Students of urban natural history and casual readers alike receive a celebration of Northeast urban wildlife in The Hopes Of Snakes & Other Tales From The Urban Landscape. Her thirteen essays observe urban animals from Manhattan skyscraper-dwelling falcons to mice who live on the subway tracks of New York. Wildlife has adapted to human habitations in surprising ways: hers is a celebration of the underlying world of animals which live alongside people.

Living with our fellow creatures

Lisa writes about her experiences with wildlife that occupy cities and suburbia and how they interact with humans. As Lisa writes, some animals fare very well while others do not. Lisa's ability to capture small details about the cirtters with whom she interacts make her essays all the more endearing and important. Although accused of anthropomorphising about the surivivors of the Human onslaught, her descriptions present an important understanding of urban wildlife and enable many otherwise unknowing citydwellers the opportunity to engage with nature's cast outs. As Julie Warner said in Doc Hollywood: "Most people are merely on the Earth, not a part of it." Lisa Couturier gives us the opportunity to experience first hand those rare species that share their world with the Human invaders.
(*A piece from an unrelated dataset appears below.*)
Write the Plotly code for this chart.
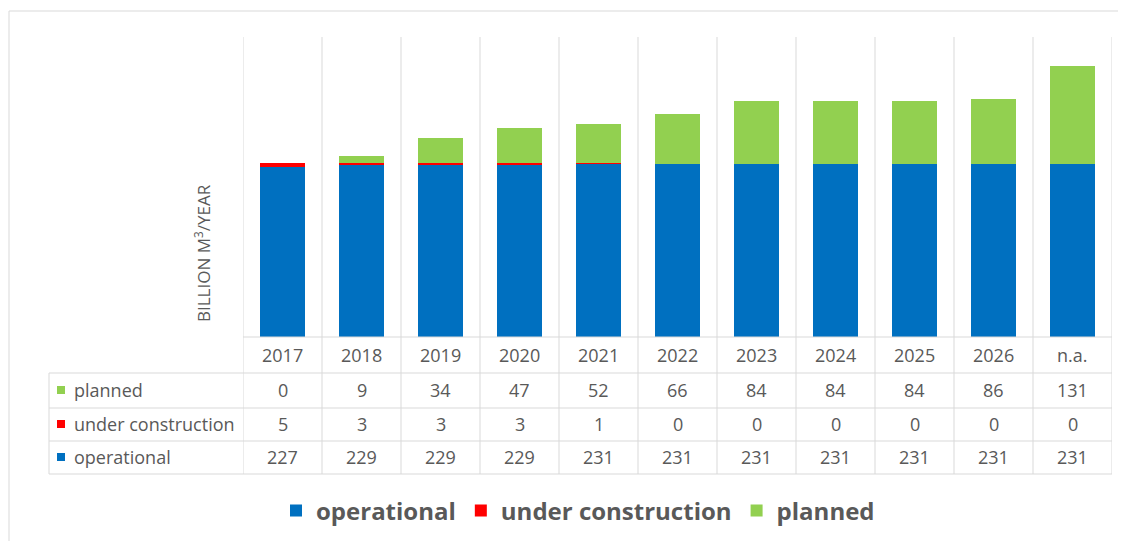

Have You Ever Read a Book You Wished Would Never End?

The Hopes of Snakes is just such a book. From Manhattan to Washington, DC, Lisa Couturier takes her readers on an amazing journey by introducing us to things we may have taken for granted or may never have thought twice (or even once) about. As I have been reading the essays, my family and friends have had to endure my reading passages or quoting from the text, but none acted as though it were much of a struggle because the prose so ably draws one in. Ms. Couturier not only writes with the beauty of a poet, she teaches along the way so that the reader comes away feeling thoughtful and enriched. I knew nothing about crows other than myths, but now, because I have read A Banishment of Crows, I look for them in the sky, count their numbers, am awed by and respect them. In her essay, The Hopes of Snakes, she becomes the readers' hero because she does what we wish we could do in similar circumstances. The essays reflect humor and sorrow and never shy away from the unpleasant. By the end, the reader closes the book, feeling fulfilled by the journey, and yet compelled to assert onself more fully in the environment so that not a moment is lost and the connection will remain. I have hopes that this will be the first of many books by Lisa Couturier.

MORE THAN NATURE: A GREAT AND TIMELESS READ

"THE HOPES OF SNAKES" is a great and timeless read. These essays may remind one of Edward Albee's tension provoking plays and of David Sedaris's dark humor. The essay 'Take the Long Way Home' can sit right next to that provocative genre of southern writers--right next to Faulkner's "AS I LAY DYING" or maybe "LIGHT IN AUGUST." You can roll Couturier's words and descriptive phrases over your tongue like a sweet mint julep. These essays tangle and weave classic coming-of-age tales through muddy swamps, over rocky shores, and into dark and scary woods to bring us to the point where an enlightened woman with an inclination for the wild can thrive in Manhattan and then return to Washington, DC, to enjoy the roots of an ancestral home and the blessings of motherhood. Couturier trades primeval forests for concrete canyons, but the message is an ancient and ongoing one. Anyone can read this book, but it will take a thoughtful reader to grasp and appreciate Couturier's depth. Don't pigeonhole this group of essays into a nice, neat urban nature read. It is so much more. The writing is likely to spring at you and bite you like a coiled and sleeping snake that's been poked and provoked.